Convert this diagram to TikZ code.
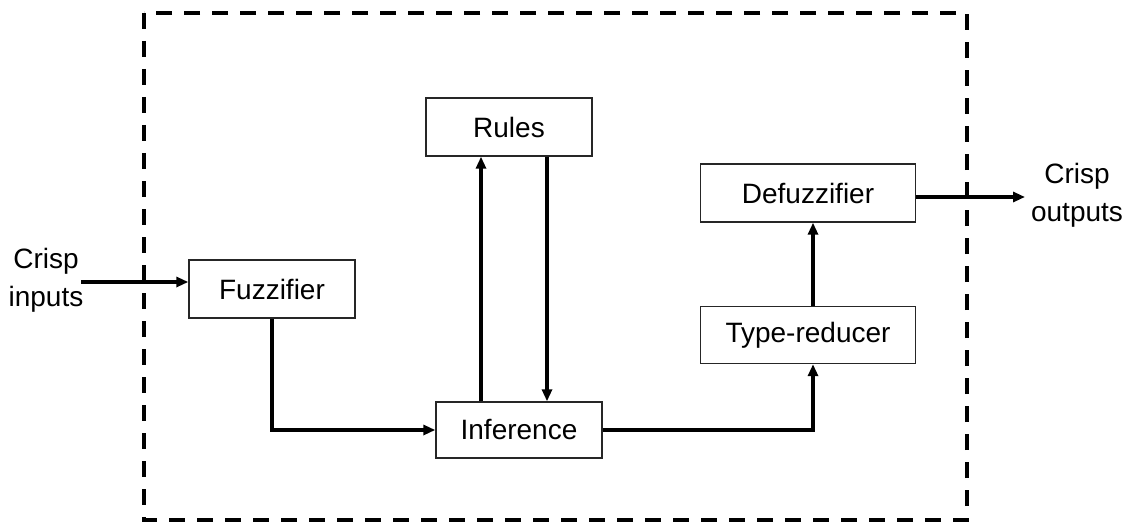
\documentclass[tikz,border=0pt]{standalone}
\usepackage{fontspec}
\setmainfont{Liberation Sans}
\usetikzlibrary{arrows.meta}

\begin{document}
\begin{tikzpicture}[x=1pt, y=-1pt, font=\fontsize{28}{38}\selectfont,
        block/.style={draw=black!85, line width=1.4pt, inner sep=0pt},
        flow/.style={line width=3.4pt, -{Triangle[length=12pt,width=10pt]}},
        frame/.style={line width=3.4pt, dash pattern=on 16pt off 12pt}]
                \useasboundingbox (0,0) rectangle (1127,524);

                \draw[frame] (144,13) rectangle (967,520);

                \node[block, minimum width=166pt, minimum height=58pt] (fuzz) at (272,289) {Fuzzifier};
                \node[block, minimum width=166pt, minimum height=58pt] (rules) at (509,127) {Rules};
                \node[block, minimum width=166pt, minimum height=56pt] (infer) at (519,430) {Inference};
                \node[block, minimum width=215pt, minimum height=58pt] (defuzz) at (808,193) {Defuzzifier};
                \node[block, minimum width=215pt, minimum height=57pt] (reduce) at (808,335) {Type-reducer};

                \node[align=center] (crispin) at (46,280) {Crisp\\inputs};
                \node[align=center] (crispout) at (1077,195) {Crisp\\outputs};

                \coordinate (upx) at (481,0);
                \coordinate (downx) at (547,0);
                \coordinate (risex) at (813,0);
                \coordinate (instart) at (81,282);
                \coordinate (outend) at (1025,197);

                \draw[flow] (instart) -- (fuzz.west |- instart);
                \draw[flow] (fuzz.south) |- (infer.west);
                \draw[flow] (infer.north -| upx) -- (rules.south -| upx);
                \draw[flow] (rules.south -| downx) -- (infer.north -| downx);
                \draw[flow] (infer.east) -| (reduce.south -| risex);
                \draw[flow] (reduce.north -| risex) -- (defuzz.south -| risex);
                \draw[flow] (defuzz.east |- outend) -- (outend);
            \end{tikzpicture}
\end{document}
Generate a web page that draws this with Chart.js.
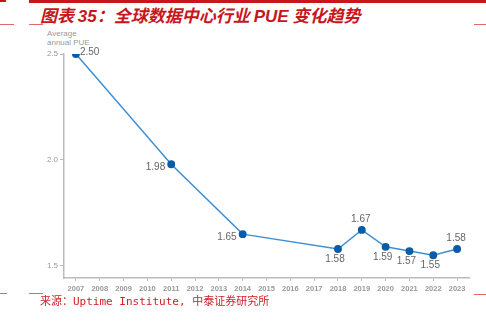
<!DOCTYPE html>
<html>
<head>
<meta charset="utf-8">
<script src="https://cdn.jsdelivr.net/npm/chart.js@4.4.1/dist/chart.umd.min.js"></script>
<style>
  html, body { margin: 0; padding: 0; background: #fff; }
  body { width: 486px; height: 324px; position: relative; overflow: hidden; }
  .bar { position: absolute; background: #c8161d; }
  .thin { position: absolute; height: 1px; background: #e06a6a; }
  #title {
    position: absolute; left: 40px; top: 4px;
    font: italic bold 17px "Noto Sans CJK SC", "Liberation Sans", sans-serif;
    color: #c8161d; white-space: nowrap; line-height: 22px;
  }
  #title .lat { font-family: "Liberation Sans", sans-serif; }
  #ylab {
    position: absolute; left: 47px; top: 29px;
    font: 8px "Liberation Sans", sans-serif; color: #999; line-height: 9px;
  }
  #source {
    position: absolute; left: 40px; top: 294px;
    font: 11px "DejaVu Sans Mono", "Noto Sans CJK SC", monospace;
    color: #d0202a; white-space: nowrap; line-height: 16px;
  }
  #wrap { position: absolute; left: 0; top: 0; width: 486px; height: 324px; }
</style>
</head>
<body>
<div class="bar" style="left:0;top:0;width:6px;height:2px"></div>
<div class="bar" style="left:29px;top:0;width:457px;height:3px"></div>
<div class="thin" style="left:0;top:24px;width:14px"></div>
<div class="thin" style="left:29px;top:24px;width:14px"></div>
<div class="thin" style="left:474px;top:24px;width:12px"></div>
<div id="title">图表 <span class="lat">35</span>：全球数据中心行业 <span class="lat">PUE</span> 变化趋势</div>
<div id="ylab">Average<br>annual PUE</div>
<div id="wrap"><canvas id="chart" width="486" height="324"></canvas></div>
<div class="thin" style="left:0;top:293px;width:7px"></div>
<div class="thin" style="left:29px;top:293px;width:14px"></div>
<div class="thin" style="left:474px;top:294px;width:12px"></div>
<div id="source">来源：Uptime Institute, 中泰证券研究所</div>

<script>
const years = ["2007","2008","2009","2010","2011","2012","2013","2014","2015",
  "2016","2017","2018","2019","2020","2021","2022","2023"]
const pue = [2.50, null, null, null, 1.98, null, null, 1.65, null,
  null, null, 1.58, 1.67, 1.59, 1.57, 1.55, 1.58]
const yTicks = [1.5, 2.0, 2.5]

// where each value label sits relative to its point
const labelSide = {
  "2007": "right", "2011": "left", "2014": "left", "2018": "below",
  "2019": "above", "2020": "below", "2021": "below", "2022": "below", "2023": "above"
}

const valueLabels = {
  id: "valueLabels",
  afterDatasetsDraw(chart) {
    const ctx = chart.ctx
    const meta = chart.getDatasetMeta(0)
    ctx.save()
    ctx.font = "10px 'Liberation Sans', sans-serif"
    ctx.fillStyle = "#666"
    meta.data.forEach((pt, i) => {
      const v = pue[i]
      if (v == null) return
      const side = labelSide[years[i]]
      const txt = v.toFixed(2)
      let x = pt.x, y = pt.y
      if (side === "right") { ctx.textAlign = "left"; x += 4; y -= 2 }
      else if (side === "left") { ctx.textAlign = "right"; x -= 6; y += 3 }
      else if (side === "below") { ctx.textAlign = "center"; x -= 3; y += 10 }
      else { ctx.textAlign = "center"; x -= 1; y -= 11 }
      ctx.textBaseline = "middle"
      ctx.fillText(txt, x, y)
    })
    ctx.restore()
  }
}

new Chart(document.getElementById("chart"), {
  type: "line",
  data: {
    labels: years,
    datasets: [{
      data: pue,
      spanGaps: true,
      borderColor: "#3f8fd2",
      borderWidth: 1.5,
      pointBackgroundColor: "#0a5ca8",
      pointBorderColor: "#0a5ca8",
      pointRadius: 3.2,
      tension: 0
    }]
  },
  options: {
    responsive: false,
    animation: false,
    layout: { padding: { left: 44, right: 17, top: 54, bottom: 30 } },
    plugins: { legend: { display: false }, tooltip: { enabled: false } },
    scales: {
      x: {
        offset: true,
        afterFit(scale) { scale.height = 16 },
        grid: { drawOnChartArea: false, drawTicks: true, tickLength: 3, color: "#bbb", offset: false },
        border: { color: "#bbb", width: 1.5 },
        ticks: {
          color: "#999", padding: 3, maxRotation: 0, autoSkip: false,
          font: { family: "'Liberation Sans', sans-serif", size: 7.5, weight: "bold" }
        }
      },
      y: {
        min: 1.443,
        max: 2.5,
        afterFit(scale) { scale.width = 20 },
        afterBuildTicks(scale) { scale.ticks = yTicks.map(v => ({ value: v })) },
        grid: { drawOnChartArea: false, drawTicks: true, tickLength: 4, color: "#bbb" },
        border: { color: "#bbb", width: 1.5 },
        ticks: {
          color: "#999", padding: 2,
          font: { family: "'Liberation Sans', sans-serif", size: 8 },
          callback: v => Number(v).toFixed(1)
        }
      }
    }
  },
  plugins: [valueLabels]
})
</script>
</body>
</html>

TASK BRIEF
Copy each line exactly, and leave the pictures out of your copy.

SOLUTION
Convert this diagram to TikZ code.
\documentclass[tikz,border=0pt]{standalone}
\usepackage{fontspec}
\setmainfont{Liberation Sans}
\usetikzlibrary{arrows.meta}

\begin{document}
\begin{tikzpicture}[x=1pt, y=-1pt, font=\fontsize{28}{38}\selectfont,
        block/.style={draw=black!85, line width=1.4pt, inner sep=0pt},
        flow/.style={line width=3.4pt, -{Triangle[length=12pt,width=10pt]}},
        frame/.style={line width=3.4pt, dash pattern=on 16pt off 12pt}]
                \useasboundingbox (0,0) rectangle (1127,524);

                \draw[frame] (144,13) rectangle (967,520);

                \node[block, minimum width=166pt, minimum height=58pt] (fuzz) at (272,289) {Fuzzifier};
                \node[block, minimum width=166pt, minimum height=58pt] (rules) at (509,127) {Rules};
                \node[block, minimum width=166pt, minimum height=56pt] (infer) at (519,430) {Inference};
                \node[block, minimum width=215pt, minimum height=58pt] (defuzz) at (808,193) {Defuzzifier};
                \node[block, minimum width=215pt, minimum height=57pt] (reduce) at (808,335) {Type-reducer};

                \node[align=center] (crispin) at (46,280) {Crisp\\inputs};
                \node[align=center] (crispout) at (1077,195) {Crisp\\outputs};

                \coordinate (upx) at (481,0);
                \coordinate (downx) at (547,0);
                \coordinate (risex) at (813,0);
                \coordinate (instart) at (81,282);
                \coordinate (outend) at (1025,197);

                \draw[flow] (instart) -- (fuzz.west |- instart);
                \draw[flow] (fuzz.south) |- (infer.west);
                \draw[flow] (infer.north -| upx) -- (rules.south -| upx);
                \draw[flow] (rules.south -| downx) -- (infer.north -| downx);
                \draw[flow] (infer.east) -| (reduce.south -| risex);
                \draw[flow] (reduce.north -| risex) -- (defuzz.south -| risex);
                \draw[flow] (defuzz.east |- outend) -- (outend);
            \end{tikzpicture}
\end{document}
Generate a web page that draws this with Chart.js.
<!DOCTYPE html>
<html>
<head>
<meta charset="utf-8">
<script src="https://cdn.jsdelivr.net/npm/chart.js@4.4.1/dist/chart.umd.min.js"></script>
<style>
  html, body { margin: 0; padding: 0; background: #fff; }
  body { width: 486px; height: 324px; position: relative; overflow: hidden; }
  .bar { position: absolute; background: #c8161d; }
  .thin { position: absolute; height: 1px; background: #e06a6a; }
  #title {
    position: absolute; left: 40px; top: 4px;
    font: italic bold 17px "Noto Sans CJK SC", "Liberation Sans", sans-serif;
    color: #c8161d; white-space: nowrap; line-height: 22px;
  }
  #title .lat { font-family: "Liberation Sans", sans-serif; }
  #ylab {
    position: absolute; left: 47px; top: 29px;
    font: 8px "Liberation Sans", sans-serif; color: #999; line-height: 9px;
  }
  #source {
    position: absolute; left: 40px; top: 294px;
    font: 11px "DejaVu Sans Mono", "Noto Sans CJK SC", monospace;
    color: #d0202a; white-space: nowrap; line-height: 16px;
  }
  #wrap { position: absolute; left: 0; top: 0; width: 486px; height: 324px; }
</style>
</head>
<body>
<div class="bar" style="left:0;top:0;width:6px;height:2px"></div>
<div class="bar" style="left:29px;top:0;width:457px;height:3px"></div>
<div class="thin" style="left:0;top:24px;width:14px"></div>
<div class="thin" style="left:29px;top:24px;width:14px"></div>
<div class="thin" style="left:474px;top:24px;width:12px"></div>
<div id="title">图表 <span class="lat">35</span>：全球数据中心行业 <span class="lat">PUE</span> 变化趋势</div>
<div id="ylab">Average<br>annual PUE</div>
<div id="wrap"><canvas id="chart" width="486" height="324"></canvas></div>
<div class="thin" style="left:0;top:293px;width:7px"></div>
<div class="thin" style="left:29px;top:293px;width:14px"></div>
<div class="thin" style="left:474px;top:294px;width:12px"></div>
<div id="source">来源：Uptime Institute, 中泰证券研究所</div>

<script>
const years = ["2007","2008","2009","2010","2011","2012","2013","2014","2015",
  "2016","2017","2018","2019","2020","2021","2022","2023"]
const pue = [2.50, null, null, null, 1.98, null, null, 1.65, null,
  null, null, 1.58, 1.67, 1.59, 1.57, 1.55, 1.58]
const yTicks = [1.5, 2.0, 2.5]

// where each value label sits relative to its point
const labelSide = {
  "2007": "right", "2011": "left", "2014": "left", "2018": "below",
  "2019": "above", "2020": "below", "2021": "below", "2022": "below", "2023": "above"
}

const valueLabels = {
  id: "valueLabels",
  afterDatasetsDraw(chart) {
    const ctx = chart.ctx
    const meta = chart.getDatasetMeta(0)
    ctx.save()
    ctx.font = "10px 'Liberation Sans', sans-serif"
    ctx.fillStyle = "#666"
    meta.data.forEach((pt, i) => {
      const v = pue[i]
      if (v == null) return
      const side = labelSide[years[i]]
      const txt = v.toFixed(2)
      let x = pt.x, y = pt.y
      if (side === "right") { ctx.textAlign = "left"; x += 4; y -= 2 }
      else if (side === "left") { ctx.textAlign = "right"; x -= 6; y += 3 }
      else if (side === "below") { ctx.textAlign = "center"; x -= 3; y += 10 }
      else { ctx.textAlign = "center"; x -= 1; y -= 11 }
      ctx.textBaseline = "middle"
      ctx.fillText(txt, x, y)
    })
    ctx.restore()
  }
}

new Chart(document.getElementById("chart"), {
  type: "line",
  data: {
    labels: years,
    datasets: [{
      data: pue,
      spanGaps: true,
      borderColor: "#3f8fd2",
      borderWidth: 1.5,
      pointBackgroundColor: "#0a5ca8",
      pointBorderColor: "#0a5ca8",
      pointRadius: 3.2,
      tension: 0
    }]
  },
  options: {
    responsive: false,
    animation: false,
    layout: { padding: { left: 44, right: 17, top: 54, bottom: 30 } },
    plugins: { legend: { display: false }, tooltip: { enabled: false } },
    scales: {
      x: {
        offset: true,
        afterFit(scale) { scale.height = 16 },
        grid: { drawOnChartArea: false, drawTicks: true, tickLength: 3, color: "#bbb", offset: false },
        border: { color: "#bbb", width: 1.5 },
        ticks: {
          color: "#999", padding: 3, maxRotation: 0, autoSkip: false,
          font: { family: "'Liberation Sans', sans-serif", size: 7.5, weight: "bold" }
        }
      },
      y: {
        min: 1.443,
        max: 2.5,
        afterFit(scale) { scale.width = 20 },
        afterBuildTicks(scale) { scale.ticks = yTicks.map(v => ({ value: v })) },
        grid: { drawOnChartArea: false, drawTicks: true, tickLength: 4, color: "#bbb" },
        border: { color: "#bbb", width: 1.5 },
        ticks: {
          color: "#999", padding: 2,
          font: { family: "'Liberation Sans', sans-serif", size: 8 },
          callback: v => Number(v).toFixed(1)
        }
      }
    }
  },
  plugins: [valueLabels]
})
</script>
</body>
</html>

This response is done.